Arche_arc_en_ciel.jpgSi vous êtes un habitué de ce blog depuis sa création, vous n'avez pas pu manquer le fait que certains sujets me tiennent plus à coeur que d'autres: Gödel, la philosophie, l'art, les actualités mathématiques, l'épistémologie, l'enseignement des mathématiques, les outils web, et aussi la Vulgarisation avec un grand V que j'élève au rang d'art majeur.

Les lieux communs sans cesse revisités et les images préformées nous laissent souvent penser que la vulgarisation tient plus du rabotage grossier que de l'art. Ce serait la discipline dans laquelle les aspérités qui feraient mal au plus grand nombre seraient éliminées pour laisser place à un objet brut, lisse, édulcoré, au contenu aseptisé en vue de son assimilation par la masse sans indigestion. Personnellement, ce n'est pas du tout comme cela que je vois les choses. Pour moi vulgariser c'est comme opérer la décomposition de la lumière blanche avec un prisme. A l'une des extrémités du spectre on trouve les ultra-violets, qui correspondraient à l'hyperspécialisation, tellement fermée que les connaissances ne peuvent se transmettre qu'entre pairs. Ni en haut, ni en bas, le discours du spécialiste est un parmi les autres sur un sujet donné. Il possède ses exigences, répond à un besoin, comme toutes les composantes colorées de la lumière décomposée. A l'autre extrémité du spectre se trouvent les infra-rouges. On pourrait les associer  au socle d'une pyramide au dessus de laquelle toutes les strates de la vulgarisation et des connaissances les plus spécifiques peuvent s'empiler. Établir cette base, retrouver les infra-rouges lorsque l'on est un spécialiste pointu des ultra-violets demande les plus hautes compétences. La vision  acérée doit s'ouvrir de la façon la plus vaste pour voir les moindres détails, y compris les cailloux du chemin sur lequel on marche. Il faut enlever ses lunettes de travail pour voir les couleurs réelles et les décrire.

De mon point de vue, peu de personnes possèdent ces capacités de vulgarisation, de simplifier sans dénaturer, de pouvoir approfondir à toute occasion de façon graduée, de pouvoir surfer et plonger à loisir dans le vaste océan des connaissances, et tout particulièrement celui des mathématiques qui ne se prète guère à l'exercice et demande d'autant plus de dextérité.

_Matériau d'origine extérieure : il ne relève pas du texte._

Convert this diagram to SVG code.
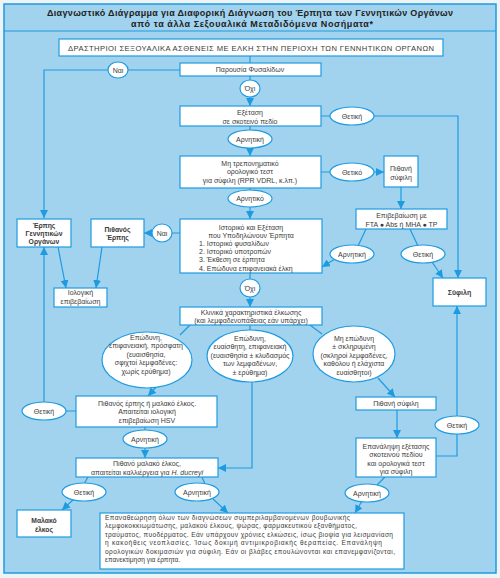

Le monde numérique du Web permet par sa facilité d'accès et les possibilités qu'il met à disposition, de faire apparaître les talents de vulgarisateur. Il suffit de prendre un sujet ( par exemple la courbe en cloche) et de le décliner en plusieurs versions colorées, chacune s'adressant à un public un peu différent. J'ai choisi sur ce blog un code couleurs qui me permet de "peindre" les hyperliens dont force est de constater, que bien souvent, les mots sur lesquels ils s'appuient ne définissent que très rarement la profondeur et le degré de technicité des pages cibles. Le site-blog "Images des mathématiques", s'est lui aussi doté d'un code couleurs, mais associé à la difficulté des billets mathématiques. Les couleurs correspondent à celles des pistes de ski. La publication numérique nous offre l'avantage de pouvoir copier et coller à volonté. Écrire des versions différentes d'un même sujet ne demande donc pas la recopie intégrale du texte déjà élaboré. Il est possible de lier facilement les versions entre elles.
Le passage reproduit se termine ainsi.